Par exemple, de la proposition de loi sur la codification des lois ouvrières déposée par le député Arthur Groussier en mars 1896 à la codification en quatre livres des lois ouvrières en 1906, jusqu’à la refonte du Code du travail en 1973 et ses modifications dites « simplifiées » de 2004, un fourbis de 3.400 pages aujourd’hui rend caduque la règle Nemo censetur ignorare legem, personne n’est censé ignorer la loi (règle fictive, et pourtant cause de la rythmique accusatoire, puisque personne ne peut arguer d’échapper aux obligations de la loi par sa méconnaissance de celle-ci) davantage altérée par une catin politique du nom d’El Khomri en cette année 2016.

Cet exemple en dit long sur l’infinie possibilité, pour les mieux disposés à maîtriser les techniques du droit positif et les meilleurs relais au sein des assemblées institutionnelles, d’imposer les vues et principes de groupes constitués, généralement les plus puissants des conglomérats et consortiums économico-financiers. Survient ensuite l’effarement de voir les calculs et ententes secrètes entre les producteurs de yaourts ou cigarettiers internationaux pour protéger leurs seuls intérêts immédiats face à telle règle sanitaire instituée, ou telle disposition restreignant leurs contributions fiscales.

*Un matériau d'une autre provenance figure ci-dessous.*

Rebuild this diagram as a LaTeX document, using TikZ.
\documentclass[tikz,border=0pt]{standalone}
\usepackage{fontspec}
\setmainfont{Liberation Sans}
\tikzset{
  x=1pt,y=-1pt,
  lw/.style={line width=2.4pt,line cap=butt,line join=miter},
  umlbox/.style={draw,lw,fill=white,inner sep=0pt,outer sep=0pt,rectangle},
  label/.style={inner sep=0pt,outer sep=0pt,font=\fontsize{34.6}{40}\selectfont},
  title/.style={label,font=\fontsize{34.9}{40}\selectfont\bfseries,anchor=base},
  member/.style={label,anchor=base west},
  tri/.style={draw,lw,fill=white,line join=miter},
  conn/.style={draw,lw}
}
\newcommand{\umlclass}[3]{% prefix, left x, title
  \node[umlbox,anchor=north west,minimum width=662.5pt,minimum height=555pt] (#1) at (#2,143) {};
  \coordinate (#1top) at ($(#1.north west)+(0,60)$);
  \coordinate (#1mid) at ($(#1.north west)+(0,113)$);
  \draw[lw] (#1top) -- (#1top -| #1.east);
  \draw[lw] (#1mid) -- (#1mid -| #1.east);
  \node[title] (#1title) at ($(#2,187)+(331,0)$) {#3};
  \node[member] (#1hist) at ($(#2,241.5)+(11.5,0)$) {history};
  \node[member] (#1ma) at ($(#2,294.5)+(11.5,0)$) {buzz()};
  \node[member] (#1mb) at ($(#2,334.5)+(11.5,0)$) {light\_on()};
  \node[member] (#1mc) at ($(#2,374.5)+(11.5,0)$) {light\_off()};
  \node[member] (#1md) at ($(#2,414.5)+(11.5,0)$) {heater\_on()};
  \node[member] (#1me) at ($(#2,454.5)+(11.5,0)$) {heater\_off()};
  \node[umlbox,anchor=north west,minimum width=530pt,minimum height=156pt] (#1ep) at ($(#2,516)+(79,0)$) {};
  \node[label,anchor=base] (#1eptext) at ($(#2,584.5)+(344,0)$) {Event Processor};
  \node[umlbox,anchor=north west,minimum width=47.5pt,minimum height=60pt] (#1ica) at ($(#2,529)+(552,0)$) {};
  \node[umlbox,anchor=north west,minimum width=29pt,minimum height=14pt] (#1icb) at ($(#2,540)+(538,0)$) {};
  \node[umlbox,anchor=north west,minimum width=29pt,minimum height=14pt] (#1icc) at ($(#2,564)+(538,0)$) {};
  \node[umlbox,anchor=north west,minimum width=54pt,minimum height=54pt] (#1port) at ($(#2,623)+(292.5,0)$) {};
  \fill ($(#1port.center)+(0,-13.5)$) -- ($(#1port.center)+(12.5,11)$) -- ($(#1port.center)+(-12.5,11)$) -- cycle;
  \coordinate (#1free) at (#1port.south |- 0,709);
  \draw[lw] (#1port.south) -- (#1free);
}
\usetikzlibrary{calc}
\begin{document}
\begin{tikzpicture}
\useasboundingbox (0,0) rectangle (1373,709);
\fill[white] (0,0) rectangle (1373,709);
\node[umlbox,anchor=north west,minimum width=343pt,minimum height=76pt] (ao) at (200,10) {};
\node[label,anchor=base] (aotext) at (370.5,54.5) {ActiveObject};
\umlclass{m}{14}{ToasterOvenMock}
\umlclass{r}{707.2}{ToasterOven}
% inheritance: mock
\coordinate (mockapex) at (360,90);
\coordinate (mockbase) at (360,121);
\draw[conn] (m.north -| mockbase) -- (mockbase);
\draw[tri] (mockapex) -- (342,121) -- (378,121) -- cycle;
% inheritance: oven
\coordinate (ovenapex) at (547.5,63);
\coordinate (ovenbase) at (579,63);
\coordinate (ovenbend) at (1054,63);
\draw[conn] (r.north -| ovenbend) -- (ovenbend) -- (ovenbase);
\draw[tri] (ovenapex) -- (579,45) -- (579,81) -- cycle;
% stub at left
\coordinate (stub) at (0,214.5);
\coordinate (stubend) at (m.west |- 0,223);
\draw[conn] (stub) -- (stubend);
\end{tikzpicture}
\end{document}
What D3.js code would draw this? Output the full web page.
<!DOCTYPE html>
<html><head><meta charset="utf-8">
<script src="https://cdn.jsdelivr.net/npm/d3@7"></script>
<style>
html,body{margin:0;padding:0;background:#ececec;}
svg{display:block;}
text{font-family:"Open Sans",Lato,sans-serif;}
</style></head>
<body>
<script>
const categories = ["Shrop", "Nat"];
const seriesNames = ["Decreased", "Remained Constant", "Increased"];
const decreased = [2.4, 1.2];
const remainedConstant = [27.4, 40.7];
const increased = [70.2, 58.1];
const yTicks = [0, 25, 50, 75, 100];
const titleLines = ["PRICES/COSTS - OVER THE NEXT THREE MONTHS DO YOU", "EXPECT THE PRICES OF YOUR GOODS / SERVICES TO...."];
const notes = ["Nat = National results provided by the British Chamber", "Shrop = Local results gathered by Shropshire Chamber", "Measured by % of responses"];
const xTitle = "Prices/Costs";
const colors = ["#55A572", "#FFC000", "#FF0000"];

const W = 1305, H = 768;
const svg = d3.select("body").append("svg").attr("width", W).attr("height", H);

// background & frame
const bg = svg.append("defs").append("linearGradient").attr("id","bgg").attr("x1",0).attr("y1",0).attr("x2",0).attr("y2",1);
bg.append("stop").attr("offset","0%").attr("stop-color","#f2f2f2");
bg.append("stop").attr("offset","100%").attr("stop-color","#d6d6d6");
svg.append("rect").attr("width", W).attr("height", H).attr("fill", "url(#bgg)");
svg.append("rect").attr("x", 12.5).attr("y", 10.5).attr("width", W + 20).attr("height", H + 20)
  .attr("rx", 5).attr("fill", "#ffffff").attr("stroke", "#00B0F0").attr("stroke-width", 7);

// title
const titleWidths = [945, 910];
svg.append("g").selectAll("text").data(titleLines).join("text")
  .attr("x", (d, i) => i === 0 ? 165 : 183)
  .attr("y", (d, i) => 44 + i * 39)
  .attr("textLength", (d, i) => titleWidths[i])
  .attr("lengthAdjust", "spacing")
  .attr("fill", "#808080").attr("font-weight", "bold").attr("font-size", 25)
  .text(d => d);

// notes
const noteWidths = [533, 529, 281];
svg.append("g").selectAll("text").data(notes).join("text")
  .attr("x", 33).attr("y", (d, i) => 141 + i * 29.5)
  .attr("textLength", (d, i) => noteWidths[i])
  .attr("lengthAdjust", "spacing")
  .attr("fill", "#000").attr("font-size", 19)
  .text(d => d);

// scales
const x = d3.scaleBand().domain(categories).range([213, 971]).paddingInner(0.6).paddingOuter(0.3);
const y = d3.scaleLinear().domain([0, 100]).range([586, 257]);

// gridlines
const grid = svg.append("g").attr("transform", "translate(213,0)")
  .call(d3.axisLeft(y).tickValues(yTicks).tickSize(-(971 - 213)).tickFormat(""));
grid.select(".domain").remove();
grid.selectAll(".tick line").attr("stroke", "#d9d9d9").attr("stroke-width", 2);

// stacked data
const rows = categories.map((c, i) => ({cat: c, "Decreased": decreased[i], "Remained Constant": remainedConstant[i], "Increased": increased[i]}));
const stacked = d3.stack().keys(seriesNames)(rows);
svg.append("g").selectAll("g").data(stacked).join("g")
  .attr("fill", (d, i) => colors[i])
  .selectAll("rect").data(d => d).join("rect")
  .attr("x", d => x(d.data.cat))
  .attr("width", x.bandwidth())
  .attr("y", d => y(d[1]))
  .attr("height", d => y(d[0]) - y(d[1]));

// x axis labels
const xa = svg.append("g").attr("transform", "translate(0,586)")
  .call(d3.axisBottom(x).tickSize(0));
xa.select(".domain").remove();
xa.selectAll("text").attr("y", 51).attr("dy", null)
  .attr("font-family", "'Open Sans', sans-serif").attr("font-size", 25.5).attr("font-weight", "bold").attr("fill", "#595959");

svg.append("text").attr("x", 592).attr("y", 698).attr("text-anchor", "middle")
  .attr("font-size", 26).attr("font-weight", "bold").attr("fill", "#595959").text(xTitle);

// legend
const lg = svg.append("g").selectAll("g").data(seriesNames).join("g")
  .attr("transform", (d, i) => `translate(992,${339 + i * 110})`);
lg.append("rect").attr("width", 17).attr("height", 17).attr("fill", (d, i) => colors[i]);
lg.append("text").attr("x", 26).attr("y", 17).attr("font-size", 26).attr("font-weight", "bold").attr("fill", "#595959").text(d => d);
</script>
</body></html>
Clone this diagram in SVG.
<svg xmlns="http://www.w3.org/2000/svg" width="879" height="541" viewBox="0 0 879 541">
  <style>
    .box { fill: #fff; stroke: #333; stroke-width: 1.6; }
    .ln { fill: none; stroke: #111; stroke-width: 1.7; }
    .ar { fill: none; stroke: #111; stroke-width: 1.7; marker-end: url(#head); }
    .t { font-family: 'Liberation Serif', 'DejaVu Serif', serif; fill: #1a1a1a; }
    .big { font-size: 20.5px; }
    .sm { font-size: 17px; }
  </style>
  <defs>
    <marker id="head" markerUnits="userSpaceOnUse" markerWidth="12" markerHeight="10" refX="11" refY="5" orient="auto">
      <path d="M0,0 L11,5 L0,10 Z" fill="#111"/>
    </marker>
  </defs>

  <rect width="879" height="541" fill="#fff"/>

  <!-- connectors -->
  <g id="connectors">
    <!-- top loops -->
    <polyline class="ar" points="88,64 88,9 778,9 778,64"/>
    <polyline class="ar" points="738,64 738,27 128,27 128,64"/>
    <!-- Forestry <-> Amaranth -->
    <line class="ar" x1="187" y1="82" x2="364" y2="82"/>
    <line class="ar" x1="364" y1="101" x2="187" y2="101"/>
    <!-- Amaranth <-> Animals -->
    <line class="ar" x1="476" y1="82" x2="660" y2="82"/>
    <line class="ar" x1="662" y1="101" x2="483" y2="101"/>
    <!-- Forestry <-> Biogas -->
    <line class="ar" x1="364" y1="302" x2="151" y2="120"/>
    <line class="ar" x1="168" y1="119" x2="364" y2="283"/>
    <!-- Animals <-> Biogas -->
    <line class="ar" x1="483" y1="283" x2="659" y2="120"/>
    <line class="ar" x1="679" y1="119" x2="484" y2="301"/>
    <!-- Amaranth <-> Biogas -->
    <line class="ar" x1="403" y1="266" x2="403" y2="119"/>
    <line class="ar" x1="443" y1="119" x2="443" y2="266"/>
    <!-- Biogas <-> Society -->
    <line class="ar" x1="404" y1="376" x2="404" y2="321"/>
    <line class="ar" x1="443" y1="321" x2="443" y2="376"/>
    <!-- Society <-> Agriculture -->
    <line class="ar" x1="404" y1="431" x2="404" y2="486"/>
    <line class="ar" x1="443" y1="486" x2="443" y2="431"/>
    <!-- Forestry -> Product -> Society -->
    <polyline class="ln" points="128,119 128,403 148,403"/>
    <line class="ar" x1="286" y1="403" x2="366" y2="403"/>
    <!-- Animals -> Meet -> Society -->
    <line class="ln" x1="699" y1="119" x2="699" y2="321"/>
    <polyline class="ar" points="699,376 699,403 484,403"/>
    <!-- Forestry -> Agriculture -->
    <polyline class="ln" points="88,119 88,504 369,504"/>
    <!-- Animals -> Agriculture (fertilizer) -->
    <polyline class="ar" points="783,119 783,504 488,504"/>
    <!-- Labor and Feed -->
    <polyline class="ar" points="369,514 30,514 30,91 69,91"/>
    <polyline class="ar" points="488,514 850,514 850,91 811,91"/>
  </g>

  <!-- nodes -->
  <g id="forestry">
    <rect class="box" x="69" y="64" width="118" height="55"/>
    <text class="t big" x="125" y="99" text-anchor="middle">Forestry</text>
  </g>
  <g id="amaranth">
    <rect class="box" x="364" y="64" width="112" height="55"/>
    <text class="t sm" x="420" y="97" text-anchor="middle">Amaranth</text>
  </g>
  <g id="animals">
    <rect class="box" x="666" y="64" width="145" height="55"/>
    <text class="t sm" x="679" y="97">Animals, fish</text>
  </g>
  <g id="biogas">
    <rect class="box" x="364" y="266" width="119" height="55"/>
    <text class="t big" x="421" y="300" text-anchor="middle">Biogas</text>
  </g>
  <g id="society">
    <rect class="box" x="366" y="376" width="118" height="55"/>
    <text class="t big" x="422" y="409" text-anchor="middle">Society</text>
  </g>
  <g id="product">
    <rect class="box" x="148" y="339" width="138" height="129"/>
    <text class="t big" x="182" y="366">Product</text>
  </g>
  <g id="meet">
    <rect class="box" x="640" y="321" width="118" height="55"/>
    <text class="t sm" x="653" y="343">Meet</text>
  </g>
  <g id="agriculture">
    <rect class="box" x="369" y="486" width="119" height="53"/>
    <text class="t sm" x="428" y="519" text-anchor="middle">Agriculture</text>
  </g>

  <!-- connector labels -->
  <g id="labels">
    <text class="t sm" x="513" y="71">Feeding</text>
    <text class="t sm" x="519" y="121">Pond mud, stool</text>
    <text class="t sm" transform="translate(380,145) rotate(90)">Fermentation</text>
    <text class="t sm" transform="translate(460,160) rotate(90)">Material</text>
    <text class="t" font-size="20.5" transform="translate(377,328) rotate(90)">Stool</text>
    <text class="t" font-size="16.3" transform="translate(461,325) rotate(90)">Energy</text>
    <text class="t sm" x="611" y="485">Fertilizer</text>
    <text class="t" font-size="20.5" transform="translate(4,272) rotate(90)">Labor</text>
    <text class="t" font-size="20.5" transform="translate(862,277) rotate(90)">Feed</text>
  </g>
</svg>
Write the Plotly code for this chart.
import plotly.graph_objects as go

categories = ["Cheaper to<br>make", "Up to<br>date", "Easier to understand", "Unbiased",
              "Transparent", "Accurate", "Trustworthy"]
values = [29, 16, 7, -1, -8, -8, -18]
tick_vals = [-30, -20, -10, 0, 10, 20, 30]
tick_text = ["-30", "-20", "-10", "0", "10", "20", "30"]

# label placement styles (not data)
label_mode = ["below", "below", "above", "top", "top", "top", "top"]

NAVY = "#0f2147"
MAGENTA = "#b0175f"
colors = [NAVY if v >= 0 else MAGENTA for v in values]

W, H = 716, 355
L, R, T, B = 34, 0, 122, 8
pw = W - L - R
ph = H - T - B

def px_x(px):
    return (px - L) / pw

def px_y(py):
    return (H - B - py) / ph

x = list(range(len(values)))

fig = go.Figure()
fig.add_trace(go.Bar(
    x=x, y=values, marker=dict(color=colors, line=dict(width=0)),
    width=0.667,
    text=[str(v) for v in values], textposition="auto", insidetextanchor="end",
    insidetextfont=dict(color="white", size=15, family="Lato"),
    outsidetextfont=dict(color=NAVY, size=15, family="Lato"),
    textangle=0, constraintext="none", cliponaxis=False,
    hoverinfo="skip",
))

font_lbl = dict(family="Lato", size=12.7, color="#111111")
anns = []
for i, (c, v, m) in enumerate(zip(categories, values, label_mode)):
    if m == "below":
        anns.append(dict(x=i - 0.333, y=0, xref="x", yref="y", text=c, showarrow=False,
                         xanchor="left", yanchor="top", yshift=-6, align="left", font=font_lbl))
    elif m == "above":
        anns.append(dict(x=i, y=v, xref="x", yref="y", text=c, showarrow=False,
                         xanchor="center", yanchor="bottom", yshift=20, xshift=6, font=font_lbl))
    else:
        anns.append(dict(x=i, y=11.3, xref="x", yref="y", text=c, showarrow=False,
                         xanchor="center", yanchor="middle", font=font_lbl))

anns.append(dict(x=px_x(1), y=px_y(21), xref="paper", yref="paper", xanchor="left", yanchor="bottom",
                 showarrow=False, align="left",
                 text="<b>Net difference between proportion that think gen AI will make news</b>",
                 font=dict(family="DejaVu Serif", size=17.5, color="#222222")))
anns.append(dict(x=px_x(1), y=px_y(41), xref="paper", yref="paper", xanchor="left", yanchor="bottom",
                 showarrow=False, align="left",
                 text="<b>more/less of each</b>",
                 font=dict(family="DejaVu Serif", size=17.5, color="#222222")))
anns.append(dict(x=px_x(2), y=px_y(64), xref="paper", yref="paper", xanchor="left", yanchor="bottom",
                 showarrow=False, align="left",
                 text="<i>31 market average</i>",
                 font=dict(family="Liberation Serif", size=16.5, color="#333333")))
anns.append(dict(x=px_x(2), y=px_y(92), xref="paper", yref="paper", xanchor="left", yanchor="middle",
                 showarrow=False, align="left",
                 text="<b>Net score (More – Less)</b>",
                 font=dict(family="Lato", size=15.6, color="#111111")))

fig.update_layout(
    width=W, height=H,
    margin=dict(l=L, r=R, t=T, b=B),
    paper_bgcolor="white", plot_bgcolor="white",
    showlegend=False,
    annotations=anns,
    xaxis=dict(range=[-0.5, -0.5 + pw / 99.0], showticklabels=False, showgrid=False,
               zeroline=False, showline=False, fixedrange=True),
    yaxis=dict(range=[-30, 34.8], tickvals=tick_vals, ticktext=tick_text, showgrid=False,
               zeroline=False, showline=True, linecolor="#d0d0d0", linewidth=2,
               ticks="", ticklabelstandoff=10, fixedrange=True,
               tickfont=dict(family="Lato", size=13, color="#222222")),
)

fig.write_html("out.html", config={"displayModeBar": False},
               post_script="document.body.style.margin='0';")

Une certaine idée de la démocratie libérale est morte dans les vœux souverains d’un autre temps, d’une autre trempe conceptuelle.

L’atomisation des intérêts communs a engendré l’éclatement des politiques publiques au service des mandants.

Jamais, ô grand jamais, la devise « diviser pour mieux régner » n’a atteint un si haut paroxysme par l’accroissance et l’usage du droit positif qu’on en fait.

Rien donc que de très naturelle la traduction qui s’engage dans les urnes : c’est un cri contre l’inflation et l’insécurité juridique, c’est un cri contre l’égoïsme organisé et la ratiocination époustouflante qui dominent dans le spectacle-marchand de la politique à la petite semaine qui est censé organiser notre société démocratique… si désirable.